Internazionale boss Simone Inzaghi will be the sixth different Italian to take charge of a team in a UEFA Champions League final (after Ancelotti, Capello, Lippi, Di Matteo and Allegri); the joint-most managers from a single nation to do so, along with Germany (6).
The Atatürk Olympic Stadium is the eighth stadium to host more than one UEFA Champions League final, with this its first since the 2005 final, which ended 3-3 between Liverpool and AC Milan before Liverpool won on penalties. The only other time Istanbul has hosted a major European final was the 2009 UEFA Cup final (won 2-1 by Shakhtar Donetsk vs Werder Bremen), at the Şükrü Saracoğlu Stadium.
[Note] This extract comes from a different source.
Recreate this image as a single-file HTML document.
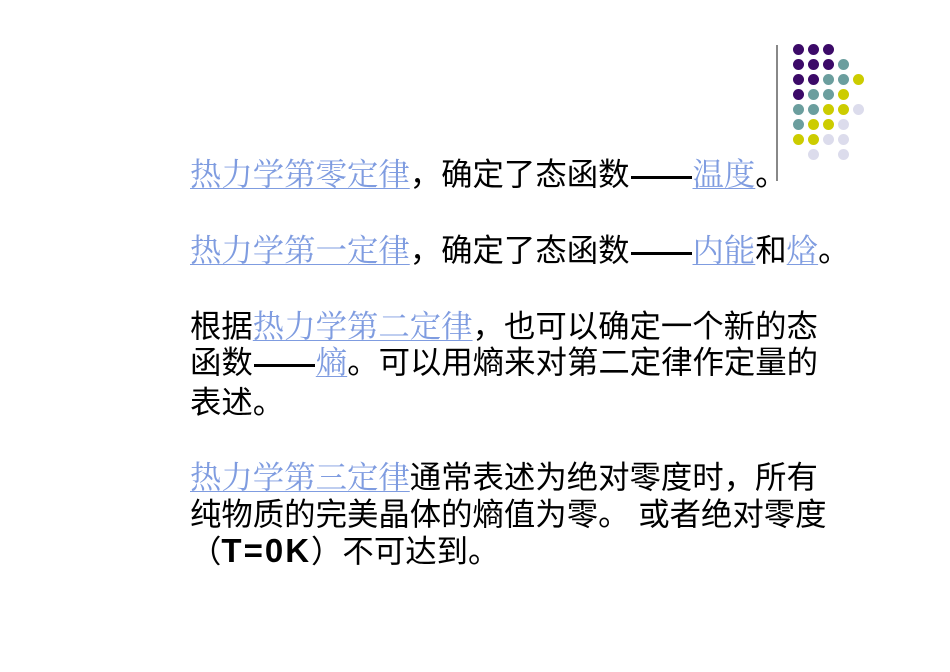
<!DOCTYPE html>
<html><head><meta charset="utf-8"><style>
body{margin:0;width:950px;height:672px;background:#fff;position:relative;overflow:hidden}
.l{position:absolute;left:190px;height:40px;line-height:40px;font-size:31.4px;white-space:nowrap;color:#000;font-family:"Liberation Sans","Noto Sans CJK SC",sans-serif}
.a{color:#7f9ce0;text-decoration:underline;text-decoration-thickness:1px;text-underline-offset:3px;font-family:"Liberation Serif","Noto Serif CJK SC",serif}
.m{display:inline-block;width:63px;height:40px;vertical-align:top;position:relative}
.m::after{content:"";position:absolute;left:1px;right:1px;top:21px;height:3px;background:#000}
.d{position:absolute;width:11px;height:11px;border-radius:50%}
.P{background:#3c0a68}.T{background:#6b9e9e}.Y{background:#cccc00}.L{background:#dcdcec}
</style></head><body>
<div style="position:absolute;left:776px;top:45px;width:2px;height:136px;background:#888"></div>
<div class="l" style="top:155px"><span class="a">热力学第零定律</span>，确定了态函数<span class="m"></span><span class="a">温度</span>。</div>
<div class="l" style="top:231px"><span class="a">热力学第一定律</span>，确定了态函数<span class="m"></span><span class="a">内能</span>和<span class="a">焓</span>。</div>
<div class="l" style="top:307px">根据<span class="a">热力学第二定律</span>，也可以确定一个新的态</div>
<div class="l" style="top:343px">函数<span class="m"></span><span class="a">熵</span>。可以用熵来对第二定律作定量的</div>
<div class="l" style="top:383px">表述。</div>
<div class="l" style="top:458px"><span class="a">热力学第三定律</span>通常表述为绝对零度时，所有</div>
<div class="l" style="top:495px">纯物质的完美晶体的熵值为零。 或者绝对零度</div>
<div class="l" style="top:531px">（<b style="letter-spacing:2px;font-size:33px">T=0K</b>）不可达到。</div>
<div id="dots"></div>
<script>
var rows=["PPP","PPPT","PPTTY","PTTY","TTYYL","TYYL","YYLL"," L L"];
var h="";rows.forEach(function(r,i){for(var j=0;j<r.length;j++){if(r[j]!=" ")h+='<div class="d '+r[j]+'" style="left:'+(793+15*j)+'px;top:'+(44+15*i)+'px"></div>';}});
document.getElementById("dots").innerHTML=h;
</script>
</body></html>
This is Pep Guardiola’s fourth UEFA Champions League final (two with Barcelona in 2009 and 2011, two with Manchester City in 2021 and 2023), with only Carlo Ancelotti managing in more (5). He’s looking to win his third title, equalling Zinedine Zidane and with only Ancelotti winning more (4), as well as become the fifth manager to win the title with two teams, after Ancelotti (AC Milan, Real Madrid), José Mourinho (FC Porto, Inter), Josef Heynckes (Bayern Munich, Real Madrid) and Ottmar Hitzfeld (Borussia Dortmund, Bayern Munich).
Internazionale have kept eight clean sheets in 12 UEFA Champions League matches this season, including five in six games in the knockout stages. Should they hold their opponents to a shutout here, they would equal the record for most clean sheets in the knockout stages in a single edition of the tournament (six – previously done by Arsenal in 2005-06).
In the UEFA Champions League this season, Manchester City have recovered the ball and initiated their sequences of play at an average of 47.2 metres from their own goal – the highest up the field of any team. Internazionale, meanwhile, are the team who have done so the closest to their own goal (38.4 metres), among sides who progressed from the group stage this term.
Jack Grealish has created 35 chances for Manchester City in this season’s UEFA Champions League, the most by an English player in a season that Opta has on record (2003-04 onwards) and most by any player since Dusan Tadic in 2018-19 for Ajax (37). Grealish has also carried the ball the furthest distance of any player (3,208m) – indeed, it is more than Inter’s top-two most prolific ball carriers combined (Nicolò Barella, 1,558m & Alessandro Bastoni, 1,228m, combined 2,786m).
Erling Haaland has scored 12 UEFA Champions League goals this season for Manchester City, the joint most by a player for an English club along with Ruud van Nistelrooy in 2002-03 for Man Utd. He’s failed to score in his last two appearances in the competition, never before going three consecutive games without a goal. The last Norwegian to score in a Champions League final was Ole Gunnar Solskjær in the 1999 final for Manchester United.
Despite only playing 144 minutes and not starting a single game in the UEFA Champions League this season, Romelu Lukaku is the only Inter player to have either scored or assisted in every round they've featured in (goal in group stage, goal in round of 16, goal in quarter-final, assist in semi-final). The only player to start a Champions League final having not started a game prior to that in the season was Ryan Bertrand in 2012 for Chelsea.
Based on the quality of shots on target faced, Internazionale’s André Onana has prevented the most goals of any goalkeeper in the UEFA Champions League this season (7.8 – nine conceded from 16.8 xG on target). Indeed, he could equal the record for most clean sheets by a goalkeeper in a single UEFA Champions League campaign (currently on eight), which was most recently achieved by Édouard Mendy in 2020-21 (9).
Having won the World Cup with Argentina in December, either Manchester City's Julián Álvarez or Inter's Lautaro Martínez could become the 10th player to win the World Cup and the European Cup in the same season having featured in both finals. The only previous players to have done so in the 21st century are Roberto Carlos (2002 with Brazil and Real Madrid) and Raphaël Varane (2018 with France and Real Madrid).